You can’t accomplish this with SQS alone, or S3 alone. Neither one supports stream processing or analytics. They are also very limited compared to Kinesis in the number of storage backends they can be configured to automatically ship the data off to (in fact, all you can really do is configure them to trigger Lambda functions). Also, SQS is a more traditional message queue in that it does not allow multiple consumers to see the same data at the same time. When one consumer pulls a message from the queue, it becomes invisible to other consumers for the duration of the visibility timeout. To fan that data out, you need to add SNS along with a separate queue for each consumer. With Kinesis, you can configure Firehose so that each item goes to multiple places "automatically."
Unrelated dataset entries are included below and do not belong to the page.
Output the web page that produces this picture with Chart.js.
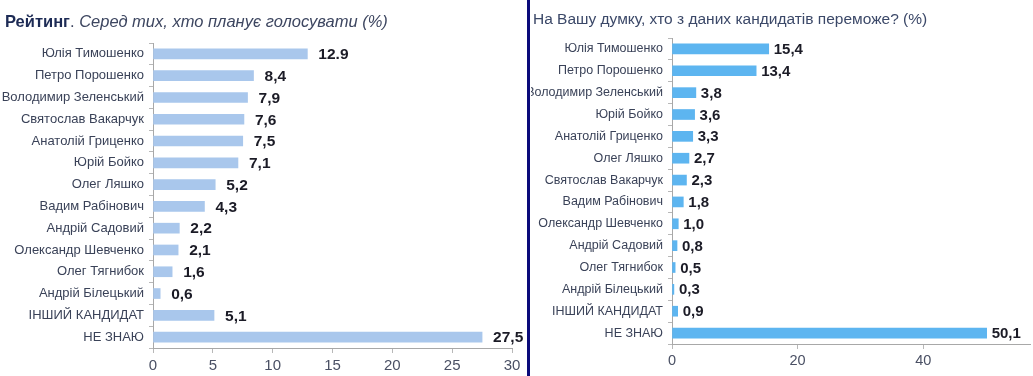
<!DOCTYPE html>
<html>
<head>
<meta charset="utf-8">
<script src="https://cdn.jsdelivr.net/npm/chart.js@4"></script>
<style>
  body { margin: 0; background: #fff; width: 1033px; height: 376px; overflow: hidden; position: relative; font-family: "Liberation Sans", Arial, sans-serif; }
  .panel { position: absolute; top: 0; height: 376px; }
  #leftPanel { left: 0; width: 527px; }
  #rightPanel { left: 531px; width: 502px; }
  .divider { position: absolute; left: 527px; top: 0; width: 3px; height: 376px; background: #0b0b7a; }
  .title { position: absolute; white-space: nowrap; }
  #leftTitle { left: 5px; top: 12px; font-size: 16.5px; color: #3d4660; }
  #leftTitle b { color: #1d2b55; }
  #leftTitle i { font-style: italic; }
  #rightTitle { left: 533px; top: 10px; font-size: 15.5px; color: #3b4868; }
</style>
</head>
<body>
<div class="panel" id="leftPanel"><canvas id="ratingChart" width="527" height="376"></canvas></div>
<div class="panel" id="rightPanel"><canvas id="winnerChart" width="502" height="376"></canvas></div>
<div class="divider"></div>
<div class="title" id="leftTitle"><b>Рейтинг</b>. <i>Серед тих, хто планує голосувати (%)</i></div>
<div class="title" id="rightTitle">На Вашу думку, хто з даних кандидатів переможе? (%)</div>

<script>
// Left: rating among those planning to vote
const ratingCandidates = [
  "Юлія Тимошенко", "Петро Порошенко", "Володимир Зеленський", "Святослав Вакарчук",
  "Анатолій Гриценко", "Юрій Бойко", "Олег Ляшко", "Вадим Рабінович",
  "Андрій Садовий", "Олександр Шевченко", "Олег Тягнибок", "Андрій Білецький",
  "ІНШИЙ КАНДИДАТ", "НЕ ЗНАЮ"
];
const ratingValues = [12.9, 8.4, 7.9, 7.6, 7.5, 7.1, 5.2, 4.3, 2.2, 2.1, 1.6, 0.6, 5.1, 27.5];
const ratingValueText = ["12.9", "8,4", "7,9", "7,6", "7,5", "7,1", "5,2", "4,3", "2,2", "2,1", "1,6", "0,6", "5,1", "27,5"];
const ratingTicks = [0, 5, 10, 15, 20, 25, 30];

// Right: who will win
const winnerCandidates = [
  "Юлія Тимошенко", "Петро Порошенко", "Володимир Зеленський", "Юрій Бойко",
  "Анатолій Гриценко", "Олег Ляшко", "Святослав Вакарчук", "Вадим Рабінович",
  "Олександр Шевченко", "Андрій Садовий", "Олег Тягнибок", "Андрій Білецький",
  "ІНШИЙ КАНДИДАТ", "НЕ ЗНАЮ"
];
const winnerValues = [15.4, 13.4, 3.8, 3.6, 3.3, 2.7, 2.3, 1.8, 1.0, 0.8, 0.5, 0.3, 0.9, 50.1];
const winnerValueText = ["15,4", "13,4", "3,8", "3,6", "3,3", "2,7", "2,3", "1,8", "1,0", "0,8", "0,5", "0,3", "0,9", "50,1"];
const winnerTicks = [0, 20, 40];

const FONT = "'Liberation Sans', Arial, sans-serif";

// draws the value next to each bar
const valueLabels = {
  id: "valueLabels",
  afterDatasetsDraw(chart, args, opts) {
    const ctx = chart.ctx;
    const meta = chart.getDatasetMeta(0);
    ctx.save();
    ctx.font = `bold ${opts.size}px ${FONT}`;
    ctx.fillStyle = "#1b1b26";
    ctx.textBaseline = "middle";
    ctx.textAlign = "left";
    meta.data.forEach((bar, i) => {
      ctx.fillText(opts.texts[i], bar.x + opts.offset, bar.y + 1);
    });
    ctx.restore();
  }
};

function renderBar(id, labels, values, texts, opts) {
  return new Chart(document.getElementById(id), {
    type: "bar",
    data: {
      labels,
      datasets: [{
        data: values,
        backgroundColor: opts.color,
        barThickness: opts.barThickness,
        borderWidth: 0
      }]
    },
    options: {
      indexAxis: "y",
      responsive: false,
      animation: false,
      layout: { padding: opts.padding },
      plugins: {
        legend: { display: false },
        tooltip: { enabled: false },
        valueLabels: { texts, size: opts.valueSize, offset: opts.valueOffset }
      },
      scales: {
        x: {
          min: 0,
          max: opts.max,
          afterBuildTicks: s => { s.ticks = opts.ticks.map(v => ({ value: v })); },
          afterFit: s => { s.height = opts.xHeight; },
          grid: { drawOnChartArea: false, drawTicks: true, tickLength: 5, color: "#b8b8b8" },
          border: { display: true, color: "#a8a8a8" },
          ticks: { color: "#4a5064", font: { family: FONT, size: opts.xFont }, padding: opts.xPad, maxRotation: 0 }
        },
        y: {
          afterFit: s => { s.width = opts.yWidth; },
          grid: { drawOnChartArea: false, drawTicks: true, tickLength: 4, color: "#b8b8b8", offset: true },
          border: { display: true, color: "#a8a8a8" },
          ticks: { color: "#3a4258", font: { family: FONT, size: opts.yFont }, padding: 5, autoSkip: false }
        }
      }
    },
    plugins: [valueLabels]
  });
}

renderBar("ratingChart", ratingCandidates, ratingValues, ratingValueText, {
  color: "#a9c7ec",
  barThickness: 10,
  max: 30,
  ticks: ratingTicks,
  padding: { top: 43, right: 15, bottom: 0, left: 0 },
  xHeight: 28,
  xFont: 15,
  xPad: 4,
  yWidth: 153,
  yFont: 13,
  valueSize: 15.5,
  valueOffset: 11
});

renderBar("winnerChart", winnerCandidates, winnerValues, winnerValueText, {
  color: "#5db5f0",
  barThickness: 10,
  max: 57,
  ticks: winnerTicks,
  padding: { top: 38, right: 3, bottom: 0, left: 0 },
  xHeight: 32,
  xFont: 14.5,
  xPad: 3,
  yWidth: 141,
  yFont: 12.5,
  valueSize: 15,
  valueOffset: 5
});
</script>
</body>
</html>
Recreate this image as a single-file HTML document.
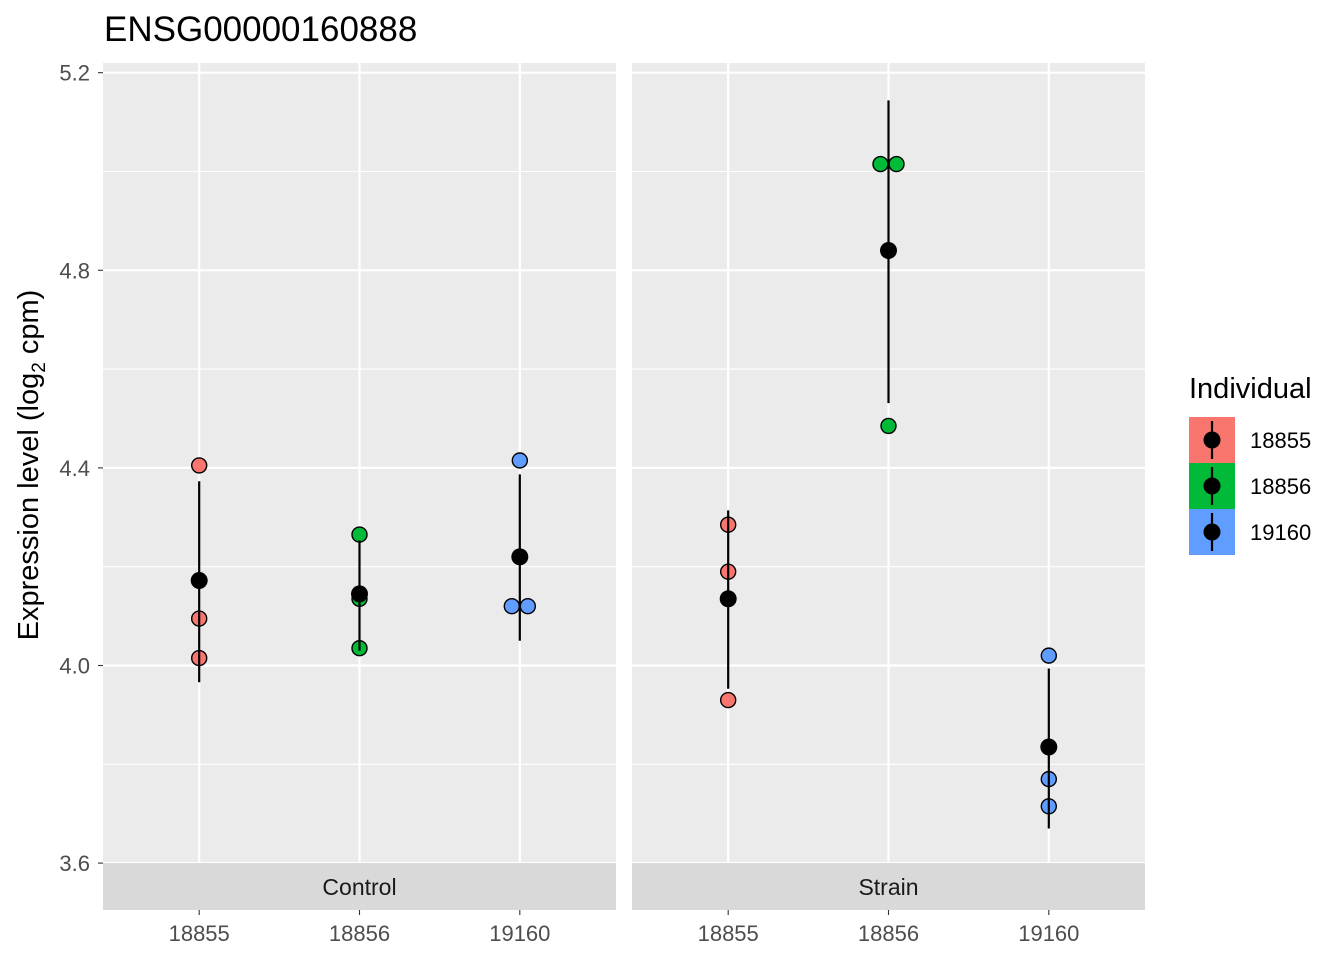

Yep, David, you’re exactly right. Most labs aren’t designed to be "reference models" but rather their objective is to provide people an excuse to get hands-on.
In the end we decided to go with the managed Kafka service, Kinesis just seems to expensive for big throughputs
I can relate to this question, and not just for Kenisis. Honestly, it’s getting to a point where I feel like Amazon creates product offerings just for fun. There are soooo many overlaps in service and features in the product lines. Perhaps it’s getting more annoying than confusing!